2.4 This seems to suggest that space is not real? –
On the contrary, space and time – and every ideal object in space and time – are real. Itʼs just that reality is not the actual state of things.

2.5 What is the actual state of things? – In comprehending, we simplify and condense infinitely complex (but singular) environments of understanding into the different ideal objects that we see around us. This comprehending is the be-coming of reality; and itʼs not until a fundamental paradox arises in reality, that our way of comprehending is thrown into question. The Quantum paradoxes seem to imply that reality is merely our condition of the actual state – the singularity of understanding.

2.6 How can people/environmental artists make use of these things? –
We and every other thing around us are actually environments of understanding. We under-stand each other as the infinite flux of things. Each thing as a constituent of all things – in other words we are one. What this means is that we constitute, and are constituted by, every other environmental thing in the universe. We are the universe – we donʼt just simply live in it. We are this planet Earth – we donʼt just simply live on it.
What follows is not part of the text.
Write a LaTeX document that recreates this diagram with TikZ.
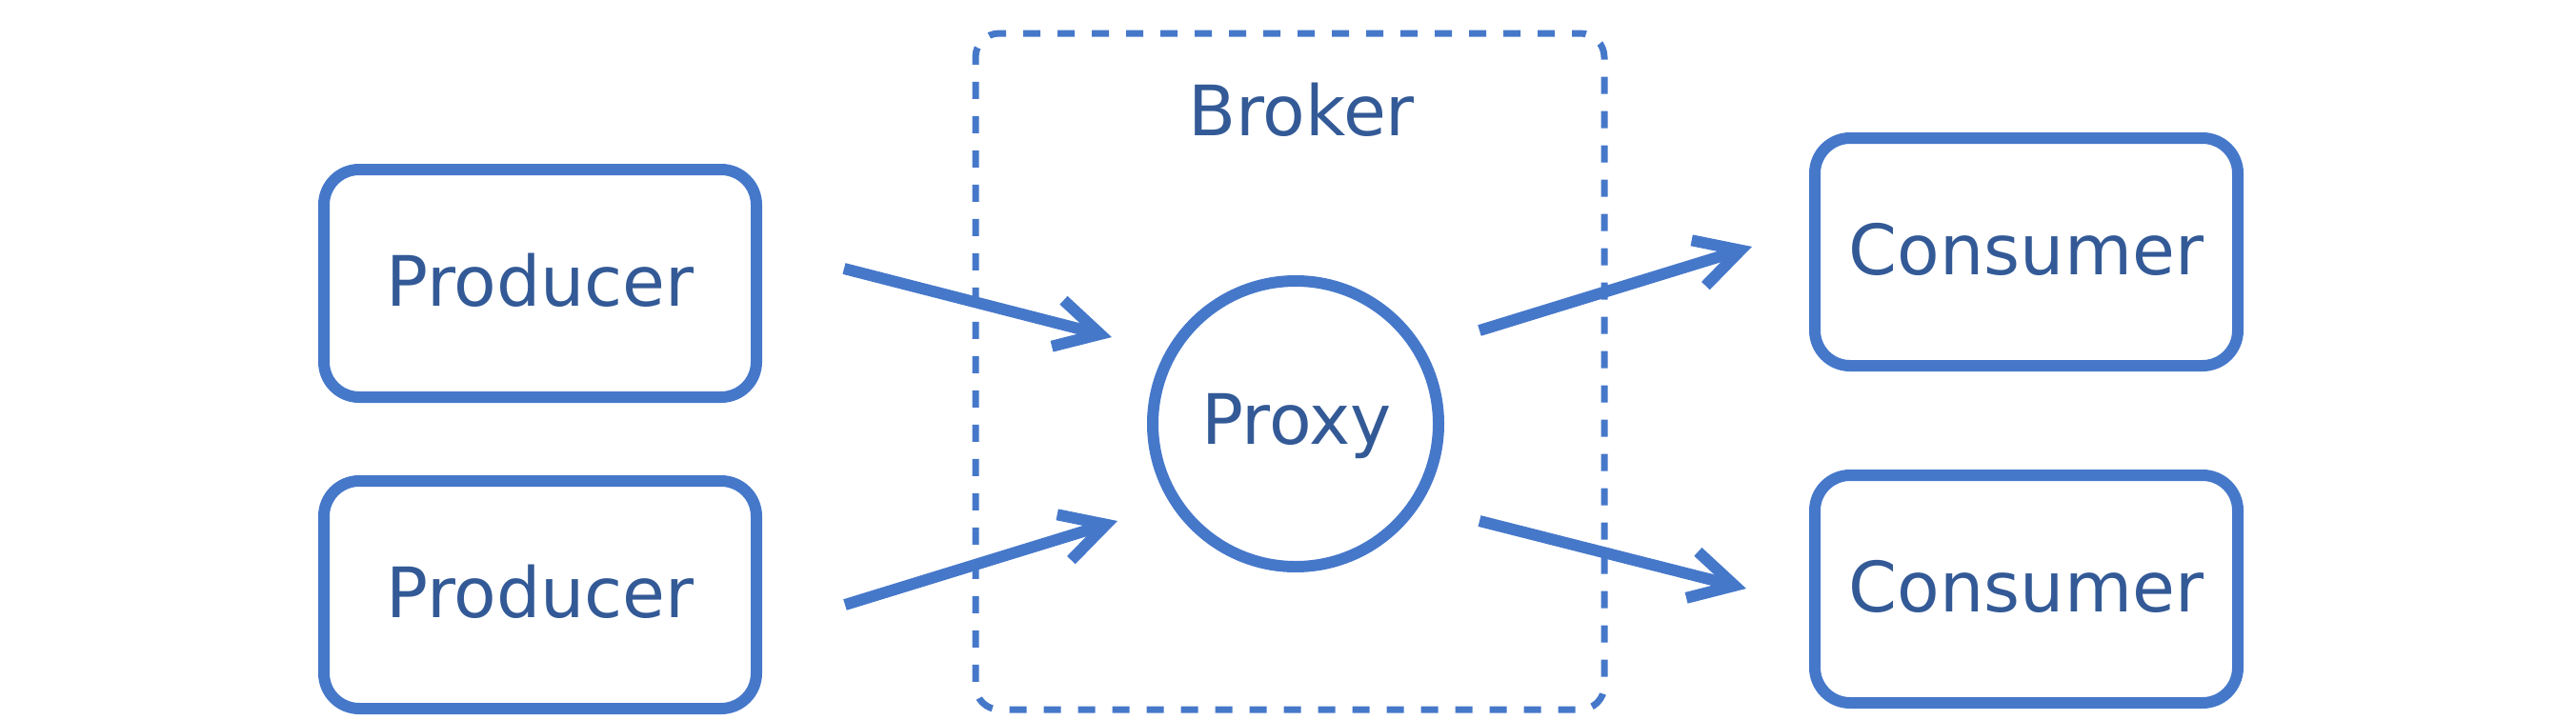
\documentclass[tikz,border=0pt]{standalone}
\usepackage{fontspec}
\setmainfont{DejaVu Sans}
\usetikzlibrary{arrows.meta}
\definecolor{lineblue}{HTML}{4678CA}
\definecolor{textblue}{HTML}{335A96}
\tikzset{
  lbl/.style={text=textblue, font=\fontsize{73pt}{88pt}\selectfont, inner sep=0pt, text height=53pt},
  endbox/.style={lbl, draw=lineblue, line width=12pt, rectangle, rounded corners=37pt,
    minimum height=239pt, text depth=6pt},
  proxybox/.style={draw=lineblue, line width=12pt, circle, minimum size=300pt, inner sep=0pt},
  brokerbox/.style={draw=lineblue, line width=7pt, rectangle, rounded corners=25pt,
    dash pattern=on 18pt off 18pt, dash phase=9pt, inner sep=0pt,
    minimum width=660pt, minimum height=710pt},
  flow/.style={draw=lineblue, line width=12pt,
    -{Straight Barb[length=46pt, width=50pt, line width=12pt]}}
}
\begin{document}
\begin{tikzpicture}[x=1pt, y=-1pt]
\useasboundingbox (0,0) rectangle (2704,755);
\node[brokerbox] (broker) at (1354,390) {};
\node[lbl, text depth=0pt] (brokerlbl) at (1366,115.5) {Broker};
\node[endbox, minimum width=454pt] (p1) at (567,297.5) {Producer};
\node[endbox, minimum width=454pt] (p2) at (567,624.5) {Producer};
\node[endbox, minimum width=444pt] (c1) at (2127,264.5) {Consumer};
\node[endbox, minimum width=444pt] (c2) at (2127,618.5) {Consumer};
\node[proxybox] (proxy) at (1360,445) {};
\node[lbl, text depth=0pt] (proxylbl) at (1361,440) {Proxy};
\coordinate (a1s) at (886,282);
\coordinate (a1e) at (1167,354);
\coordinate (a2s) at (887,635);
\coordinate (a2e) at (1173,547);
\coordinate (a3s) at (1553,347);
\coordinate (a3e) at (1839,259);
\coordinate (a4s) at (1553,547);
\coordinate (a4e) at (1833,618);
\draw[flow] (a1s) -- (a1e);
\draw[flow] (a2s) -- (a2e);
\draw[flow] (a3s) -- (a3e);
\draw[flow] (a4s) -- (a4e);
\end{tikzpicture}
\end{document}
We are the others that surround us – we donʼt just simply live beside them. Moment by moment, you under-stand me and I under-stand you. We are entangled environments of understanding. It is every human being’s right and responsibility to re-create our languages, so that we can speak more slowly, thoughtfully, symbolically with the things around us.


3.0 What is environmantal art? Environmental art – cognitive re-creation with the environment.